Through Isaiah and golf, Tesori Family Foundation reach grows

From the First Coast to national, All-Star Clinic has expanded year after year

By Justin Barney - Sports Editor

PONTE VEDRA BEACH, Fla. - The Tesori Family Foundation started with modest goals. 

One event. Local. Nothing too extravagant.  

Things have changed quite a bit. Their local All-Star Clinic is now making inroads across the PGA Tour. 

Paul Tesori, now in his third year as a caddy for Webb Simpson, and his wife, Michelle, were inspired to start the foundation in 2009 with a broad focus, to give back to those in need. Their charities were diverse back then.

Five years later, that focus narrowed when their son, Isaiah was born with Down syndrome. So, the Tesori’s honed in on children with special needs and their Foundation, and accompanying events, have boomed in popularity, awareness and star power.  

“This event has taken on almost a totally different feel now, it is become like a family now, you see the same faces every year,” Paul said. “Now it’s turned into something that we just can’t wait to be a part of every year.”

The Foundation, now in its 11th year, held its annual All-Star Clinic event at The Players Championship on Wednesday at TPC Sawgrass.

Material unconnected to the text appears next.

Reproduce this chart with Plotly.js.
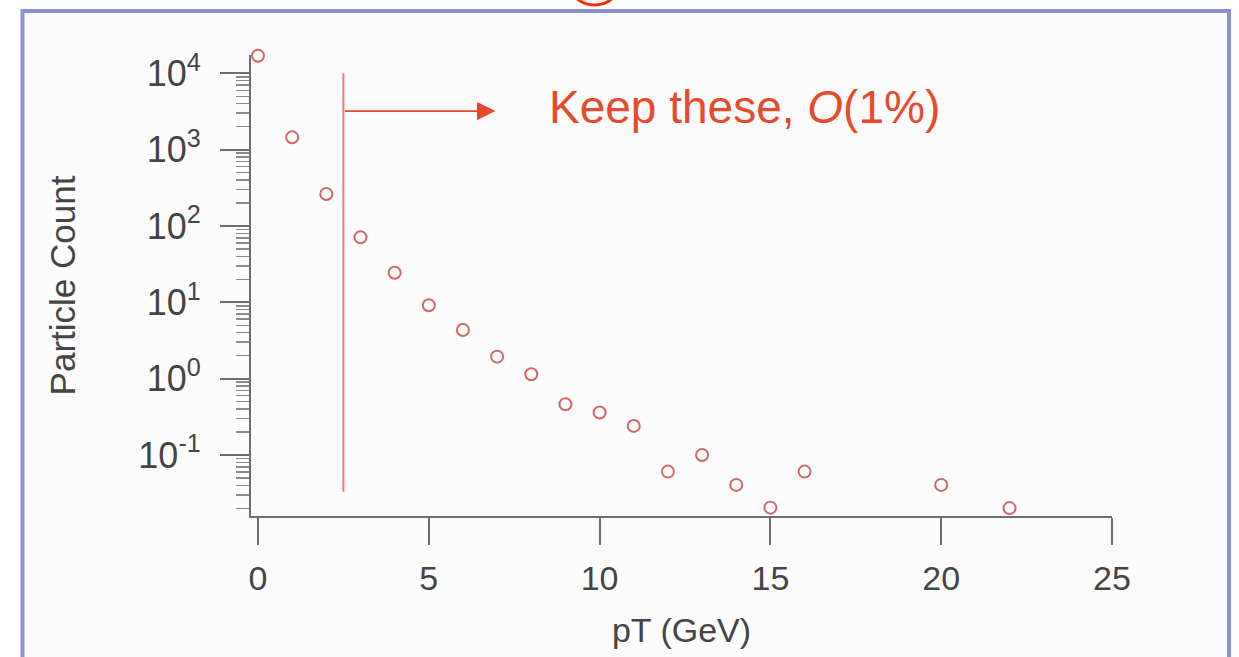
<!DOCTYPE html>
<html>
<head>
<meta charset="utf-8">
<script src="https://cdn.plot.ly/plotly-3.0.1.min.js"></script>
<style>
  html, body { margin: 0; padding: 0; background: #ffffff; }
  #chart { width: 1239px; height: 657px; }
</style>
</head>
<body>
<div id="chart"></div>
<script>
// ---- data ----
const pt = [0, 1, 2, 3, 4, 5, 6, 7, 8, 9, 10, 11, 12, 13, 14, 15, 16, 20, 22];
const particleCount = [17000, 1450, 262, 71, 24.4, 9.15, 4.34, 1.94, 1.14, 0.462, 0.359, 0.240,
                       0.0605, 0.100, 0.0405, 0.0204, 0.0605, 0.0405, 0.0201];

// cut line and "keep" arrow
const cutX = [2.5, 2.5];
const cutY = [0.033, 10000];
const arrowFromX = 2.5;
const arrowToX = 6.95;
const arrowY = 3200;

// axis ticks
const xTickVals = [0, 5, 10, 15, 20, 25];
const yTickVals = [0.1, 1, 10, 100, 1000, 10000];
const yTickText = ['10<sup>-1</sup>', '10<sup>0</sup>', '10<sup>1</sup>', '10<sup>2</sup>', '10<sup>3</sup>', '10<sup>4</sup>'];
const minorDecades = [0.01, 0.1, 1, 10, 100, 1000, 10000];
const minorDigits = [2, 3, 4, 5, 6, 7, 8, 9];

const minorVals = [];
minorDecades.forEach(d => minorDigits.forEach(m => minorVals.push(d * m)));

const FONT = '"Liberation Sans", Arial, Helvetica, sans-serif';
const AXIS_GRAY = '#6e6e6e';
const TEXT_GRAY = '#454545';

const traces = [
  {
    type: 'scatter',
    mode: 'lines',
    x: cutX,
    y: cutY,
    line: { color: '#f07a78', width: 2 },
    hoverinfo: 'skip'
  },
  {
    type: 'scatter',
    mode: 'markers',
    x: pt,
    y: particleCount,
    cliponaxis: false,
    marker: {
      symbol: 'circle-open',
      size: 12,
      color: '#d46666',
      line: { width: 2, color: '#d46666' }
    }
  }
];

// paper-coordinate helpers for decorations (plot area: x 251..1112, y 55..516)
const PL = 251, PR = 1112, PT = 55, PB = 516;
const px = v => (v - PL) / (PR - PL);
const py = v => (PB - v) / (PB - PT);

const layout = {
  width: 1239,
  height: 657,
  autosize: false,
  margin: { l: PL, r: 1239 - PR, t: PT, b: 657 - PB, pad: 0 },
  paper_bgcolor: '#ffffff',
  plot_bgcolor: 'rgba(0,0,0,0)',
  showlegend: false,
  font: { family: FONT, color: TEXT_GRAY },
  xaxis: {
    range: [-0.205, 25],
    tickmode: 'array',
    tickvals: xTickVals,
    ticks: 'outside',
    ticklen: 27,
    tickwidth: 2,
    tickcolor: AXIS_GRAY,
    showline: true,
    linecolor: AXIS_GRAY,
    linewidth: 2,
    showgrid: false,
    zeroline: false,
    tickfont: { family: FONT, size: 34, color: TEXT_GRAY },
    ticklabelstandoff: 4,
    title: { text: 'pT (GeV)', font: { family: FONT, size: 34, color: TEXT_GRAY }, standoff: 22 }
  },
  yaxis: {
    type: 'log',
    range: [-1.80, 4.24],
    tickmode: 'array',
    tickvals: yTickVals,
    ticktext: yTickText,
    ticks: 'outside',
    ticklen: 29,
    tickwidth: 2,
    tickcolor: AXIS_GRAY,
    showline: true,
    linecolor: AXIS_GRAY,
    linewidth: 2,
    showgrid: false,
    zeroline: false,
    tickfont: { family: FONT, size: 36, color: TEXT_GRAY },
    ticklabelstandoff: 12,
    minor: {
      tickmode: 'array',
      tickvals: minorVals,
      ticks: 'outside',
      ticklen: 13,
      tickwidth: 1.5,
      tickcolor: '#8a8a8a',
      showgrid: false
    },
    title: { text: 'Particle Count', font: { family: FONT, size: 35, color: TEXT_GRAY }, standoff: 52 }
  },
  annotations: [
    {
      xref: 'x', yref: 'y', axref: 'x', ayref: 'y',
      x: arrowToX, y: Math.log10(arrowY),
      ax: arrowFromX, ay: Math.log10(arrowY),
      text: '',
      showarrow: true,
      arrowhead: 2,
      arrowsize: 2.3,
      arrowwidth: 1.6,
      arrowcolor: '#e8482a'
    },
    {
      xref: 'x', yref: 'y',
      x: 8.45, y: Math.log10(3600),
      xanchor: 'left', yanchor: 'middle',
      text: 'Keep these, <i>O</i>(1%)',
      showarrow: false,
      font: { family: FONT, size: 46, color: '#e84a2c' }
    }
  ],
  shapes: [
    {
      type: 'rect', xref: 'paper', yref: 'paper', layer: 'below',
      x0: px(22.5), x1: px(1229), y0: py(720), y1: py(11),
      line: { color: '#8d91cf', width: 4 },
      fillcolor: '#fcfcfc'
    },
    {
      type: 'circle', xref: 'paper', yref: 'paper', layer: 'above',
      x0: px(567), x1: px(622), y0: py(5), y1: py(-50),
      line: { color: '#ff2a10', width: 3 },
      fillcolor: 'rgba(0,0,0,0)'
    }
  ]
};

Plotly.newPlot('chart', traces, layout, { displayModeBar: false, staticPlot: true });
</script>
</body>
</html>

Jordan Spieth came out and helped. Others, did, too. Tesori, who played golf at St. Augustine High and later, on the PGA Tour, said that through golf and Isaiah, they've been able to reach and educate so many people through the years. 

“Inclusion is almost the wrong word. It’s education. If you’re educated, it doesn’t matter what, Down syndrome or autism or any other either physical or mental challenge a child might have, or even a young adult might have,” Paul said. 

“The fact that they’re giving to us. They are helping our lives out. They are looking at the world in a much better way than we are. And I think if you’re educated to know that man, there’s so much for them to offer to us so much we can learn. Then I think then you start looking at things in a completely different reality. Know that inclusion, it’s smart on our part so we can learn from them.”

Michelle said that the Foundation’s modest ambitions have grown beyond what they ever expected. 

She said that after an event at the Sanderson Farms Championship last October, the positive traction that the all-star clinic had made its way to the PGA Tour. 

“Paul and I were like, ‘OK, yeah, one more,’” Michelle said. “Turns out [the Sanderson Farms tournament director] headed to the winter meetings for the PGA Tour and they’d like to put one in every city on the tour. So, we are currently working on a playbook to make that happen, so that’s the next goal. Baby steps. Baby steps. Baby steps.”

Added Spieth: “The special needs community like I mentioned is so tight-knit that golf provides just another activity to make new friends and kind of help grow these relationships, it’s really amazing."